REQUIREMENTS:
Go through the entries below and pick out every line with "this".

(Records with drawing code)
------------------------------------

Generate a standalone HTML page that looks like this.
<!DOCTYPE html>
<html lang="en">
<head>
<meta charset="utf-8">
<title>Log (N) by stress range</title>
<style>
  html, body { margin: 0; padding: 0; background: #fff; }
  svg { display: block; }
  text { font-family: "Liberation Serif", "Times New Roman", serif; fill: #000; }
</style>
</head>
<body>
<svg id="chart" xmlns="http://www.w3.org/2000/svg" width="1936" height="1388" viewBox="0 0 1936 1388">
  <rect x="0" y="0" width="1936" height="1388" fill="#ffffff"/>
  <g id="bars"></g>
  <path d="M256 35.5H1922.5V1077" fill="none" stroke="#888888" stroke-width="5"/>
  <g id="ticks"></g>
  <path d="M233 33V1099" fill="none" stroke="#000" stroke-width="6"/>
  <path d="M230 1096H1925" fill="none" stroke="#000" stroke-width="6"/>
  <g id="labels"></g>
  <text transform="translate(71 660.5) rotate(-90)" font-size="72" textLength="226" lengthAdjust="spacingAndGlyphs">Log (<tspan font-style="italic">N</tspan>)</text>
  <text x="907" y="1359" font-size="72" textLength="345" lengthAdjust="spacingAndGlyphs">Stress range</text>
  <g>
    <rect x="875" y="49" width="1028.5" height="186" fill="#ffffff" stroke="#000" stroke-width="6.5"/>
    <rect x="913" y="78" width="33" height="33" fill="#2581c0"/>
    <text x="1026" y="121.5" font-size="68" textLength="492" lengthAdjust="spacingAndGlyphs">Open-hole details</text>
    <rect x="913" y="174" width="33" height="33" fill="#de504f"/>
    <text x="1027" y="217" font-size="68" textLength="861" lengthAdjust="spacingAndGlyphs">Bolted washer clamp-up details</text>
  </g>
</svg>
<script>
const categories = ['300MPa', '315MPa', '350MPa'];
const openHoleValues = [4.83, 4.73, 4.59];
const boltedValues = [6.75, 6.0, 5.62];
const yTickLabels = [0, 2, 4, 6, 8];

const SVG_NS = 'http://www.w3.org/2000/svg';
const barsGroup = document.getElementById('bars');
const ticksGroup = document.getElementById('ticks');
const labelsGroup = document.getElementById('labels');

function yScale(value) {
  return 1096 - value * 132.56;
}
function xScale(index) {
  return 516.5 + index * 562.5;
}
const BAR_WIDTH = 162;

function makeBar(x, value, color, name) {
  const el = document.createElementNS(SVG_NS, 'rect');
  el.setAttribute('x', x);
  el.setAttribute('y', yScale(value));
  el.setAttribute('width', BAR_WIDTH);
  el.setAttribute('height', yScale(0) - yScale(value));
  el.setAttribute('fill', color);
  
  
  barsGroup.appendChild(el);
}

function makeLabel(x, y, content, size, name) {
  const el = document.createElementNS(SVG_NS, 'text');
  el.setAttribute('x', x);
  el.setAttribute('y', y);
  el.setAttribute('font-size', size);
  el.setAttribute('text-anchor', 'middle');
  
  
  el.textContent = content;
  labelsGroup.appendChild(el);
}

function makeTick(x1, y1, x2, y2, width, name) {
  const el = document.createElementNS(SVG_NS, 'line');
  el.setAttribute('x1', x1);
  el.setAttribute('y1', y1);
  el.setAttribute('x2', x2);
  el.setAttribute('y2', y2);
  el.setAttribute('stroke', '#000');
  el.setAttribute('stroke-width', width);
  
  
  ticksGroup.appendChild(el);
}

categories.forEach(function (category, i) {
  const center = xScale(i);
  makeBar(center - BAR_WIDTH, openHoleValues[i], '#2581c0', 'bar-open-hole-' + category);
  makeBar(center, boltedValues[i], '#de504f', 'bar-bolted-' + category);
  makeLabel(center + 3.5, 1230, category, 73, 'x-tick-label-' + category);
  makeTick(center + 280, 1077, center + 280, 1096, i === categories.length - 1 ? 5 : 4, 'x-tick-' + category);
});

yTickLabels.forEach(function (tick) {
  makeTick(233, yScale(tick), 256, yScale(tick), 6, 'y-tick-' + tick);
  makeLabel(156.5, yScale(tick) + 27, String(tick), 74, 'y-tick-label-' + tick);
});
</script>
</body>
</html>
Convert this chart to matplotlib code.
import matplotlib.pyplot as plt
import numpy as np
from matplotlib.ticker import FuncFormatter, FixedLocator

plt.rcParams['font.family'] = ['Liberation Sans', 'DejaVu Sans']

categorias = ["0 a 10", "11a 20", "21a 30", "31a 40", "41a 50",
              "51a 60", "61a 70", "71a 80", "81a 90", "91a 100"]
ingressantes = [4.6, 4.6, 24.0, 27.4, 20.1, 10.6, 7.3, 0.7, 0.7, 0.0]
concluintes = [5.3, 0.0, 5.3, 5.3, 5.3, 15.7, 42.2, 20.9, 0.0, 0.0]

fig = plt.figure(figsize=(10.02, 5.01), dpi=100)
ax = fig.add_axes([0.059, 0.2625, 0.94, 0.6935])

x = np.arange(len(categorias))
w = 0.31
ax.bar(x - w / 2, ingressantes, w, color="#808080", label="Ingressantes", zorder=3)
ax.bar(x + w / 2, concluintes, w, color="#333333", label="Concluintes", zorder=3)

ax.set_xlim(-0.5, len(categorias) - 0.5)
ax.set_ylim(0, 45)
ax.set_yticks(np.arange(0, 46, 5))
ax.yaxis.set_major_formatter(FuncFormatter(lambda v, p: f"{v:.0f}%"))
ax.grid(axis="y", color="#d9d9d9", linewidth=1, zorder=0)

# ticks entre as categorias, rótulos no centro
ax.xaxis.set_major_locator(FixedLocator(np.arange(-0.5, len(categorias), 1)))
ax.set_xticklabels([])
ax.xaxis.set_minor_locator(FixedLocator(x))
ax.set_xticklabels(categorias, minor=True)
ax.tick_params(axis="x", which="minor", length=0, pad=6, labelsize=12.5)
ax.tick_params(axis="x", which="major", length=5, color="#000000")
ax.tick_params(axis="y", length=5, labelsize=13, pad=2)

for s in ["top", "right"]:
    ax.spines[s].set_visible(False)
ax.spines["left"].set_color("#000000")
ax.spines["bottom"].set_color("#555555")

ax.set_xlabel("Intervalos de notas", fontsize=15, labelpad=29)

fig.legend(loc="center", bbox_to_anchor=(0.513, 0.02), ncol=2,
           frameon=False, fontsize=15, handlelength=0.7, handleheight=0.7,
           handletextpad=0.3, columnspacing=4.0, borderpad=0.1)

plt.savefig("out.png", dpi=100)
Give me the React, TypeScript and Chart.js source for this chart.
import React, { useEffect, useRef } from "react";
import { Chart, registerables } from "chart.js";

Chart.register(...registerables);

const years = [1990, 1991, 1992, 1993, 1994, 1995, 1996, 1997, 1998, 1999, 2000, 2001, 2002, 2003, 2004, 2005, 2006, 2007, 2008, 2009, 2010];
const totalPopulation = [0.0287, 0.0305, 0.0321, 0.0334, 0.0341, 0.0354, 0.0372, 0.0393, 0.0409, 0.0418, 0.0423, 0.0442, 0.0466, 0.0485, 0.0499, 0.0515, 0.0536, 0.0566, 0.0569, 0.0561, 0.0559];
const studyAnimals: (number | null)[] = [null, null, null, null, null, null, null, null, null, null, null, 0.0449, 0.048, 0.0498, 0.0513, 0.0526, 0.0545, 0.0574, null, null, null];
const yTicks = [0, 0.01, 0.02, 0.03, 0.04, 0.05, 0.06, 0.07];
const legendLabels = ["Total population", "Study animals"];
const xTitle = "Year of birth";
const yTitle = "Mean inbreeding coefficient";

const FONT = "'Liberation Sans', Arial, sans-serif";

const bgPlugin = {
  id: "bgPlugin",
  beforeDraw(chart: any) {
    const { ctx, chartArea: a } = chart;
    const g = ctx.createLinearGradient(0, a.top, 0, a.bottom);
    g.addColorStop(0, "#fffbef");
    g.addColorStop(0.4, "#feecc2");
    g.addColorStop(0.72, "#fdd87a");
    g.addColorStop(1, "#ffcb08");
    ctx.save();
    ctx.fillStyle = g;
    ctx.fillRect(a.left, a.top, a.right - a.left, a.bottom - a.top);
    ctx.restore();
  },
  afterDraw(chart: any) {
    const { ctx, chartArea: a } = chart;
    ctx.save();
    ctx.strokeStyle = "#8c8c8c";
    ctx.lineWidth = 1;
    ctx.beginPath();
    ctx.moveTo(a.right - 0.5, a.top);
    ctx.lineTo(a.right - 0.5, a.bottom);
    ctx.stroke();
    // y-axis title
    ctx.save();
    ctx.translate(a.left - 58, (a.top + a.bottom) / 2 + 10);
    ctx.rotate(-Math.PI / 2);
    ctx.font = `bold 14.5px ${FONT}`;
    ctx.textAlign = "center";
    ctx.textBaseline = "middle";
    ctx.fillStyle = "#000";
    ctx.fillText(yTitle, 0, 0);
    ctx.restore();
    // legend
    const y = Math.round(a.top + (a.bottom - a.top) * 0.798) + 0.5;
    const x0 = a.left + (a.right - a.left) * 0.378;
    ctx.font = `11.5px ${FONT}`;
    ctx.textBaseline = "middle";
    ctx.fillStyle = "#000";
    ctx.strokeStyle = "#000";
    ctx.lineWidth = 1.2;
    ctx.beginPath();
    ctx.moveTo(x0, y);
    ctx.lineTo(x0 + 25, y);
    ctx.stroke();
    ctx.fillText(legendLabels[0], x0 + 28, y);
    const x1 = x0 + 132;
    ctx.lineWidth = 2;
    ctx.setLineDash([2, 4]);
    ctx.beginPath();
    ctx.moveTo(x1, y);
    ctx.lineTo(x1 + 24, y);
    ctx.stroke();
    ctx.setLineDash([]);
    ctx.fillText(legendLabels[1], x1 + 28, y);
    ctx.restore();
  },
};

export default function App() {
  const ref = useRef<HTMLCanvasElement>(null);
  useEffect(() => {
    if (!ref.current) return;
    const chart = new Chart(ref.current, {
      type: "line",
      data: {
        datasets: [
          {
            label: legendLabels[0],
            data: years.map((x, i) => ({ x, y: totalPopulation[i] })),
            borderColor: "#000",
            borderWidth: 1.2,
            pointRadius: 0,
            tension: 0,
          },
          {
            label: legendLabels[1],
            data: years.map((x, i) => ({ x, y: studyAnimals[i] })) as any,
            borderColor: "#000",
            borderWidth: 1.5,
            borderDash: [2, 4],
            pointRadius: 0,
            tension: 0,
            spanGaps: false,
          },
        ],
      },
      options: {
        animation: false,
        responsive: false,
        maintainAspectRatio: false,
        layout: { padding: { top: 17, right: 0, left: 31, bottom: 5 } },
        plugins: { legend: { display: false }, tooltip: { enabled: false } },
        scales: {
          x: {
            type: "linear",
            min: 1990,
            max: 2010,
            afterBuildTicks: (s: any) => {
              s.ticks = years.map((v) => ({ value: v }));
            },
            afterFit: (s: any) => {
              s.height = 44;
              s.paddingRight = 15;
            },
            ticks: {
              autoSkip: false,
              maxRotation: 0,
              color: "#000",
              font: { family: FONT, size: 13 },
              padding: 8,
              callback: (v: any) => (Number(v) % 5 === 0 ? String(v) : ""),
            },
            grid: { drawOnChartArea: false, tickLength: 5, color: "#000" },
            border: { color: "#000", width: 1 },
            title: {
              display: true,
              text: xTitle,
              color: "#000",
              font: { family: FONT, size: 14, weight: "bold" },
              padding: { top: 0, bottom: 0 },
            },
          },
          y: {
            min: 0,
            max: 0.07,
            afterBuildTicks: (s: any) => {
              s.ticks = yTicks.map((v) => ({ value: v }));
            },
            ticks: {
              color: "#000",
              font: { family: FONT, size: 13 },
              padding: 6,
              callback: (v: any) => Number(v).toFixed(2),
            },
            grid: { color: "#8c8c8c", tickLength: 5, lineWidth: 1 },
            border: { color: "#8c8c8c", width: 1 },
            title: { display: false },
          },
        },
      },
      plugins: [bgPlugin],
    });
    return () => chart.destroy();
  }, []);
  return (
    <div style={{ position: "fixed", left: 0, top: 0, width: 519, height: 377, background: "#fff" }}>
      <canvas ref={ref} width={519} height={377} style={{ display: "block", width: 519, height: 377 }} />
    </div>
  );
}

------------------------------------

RESPONSE TO THE EXERCISE:
Generate a standalone HTML page that looks like this.
Convert this chart to matplotlib code.
Give me the React, TypeScript and Chart.js source for this chart.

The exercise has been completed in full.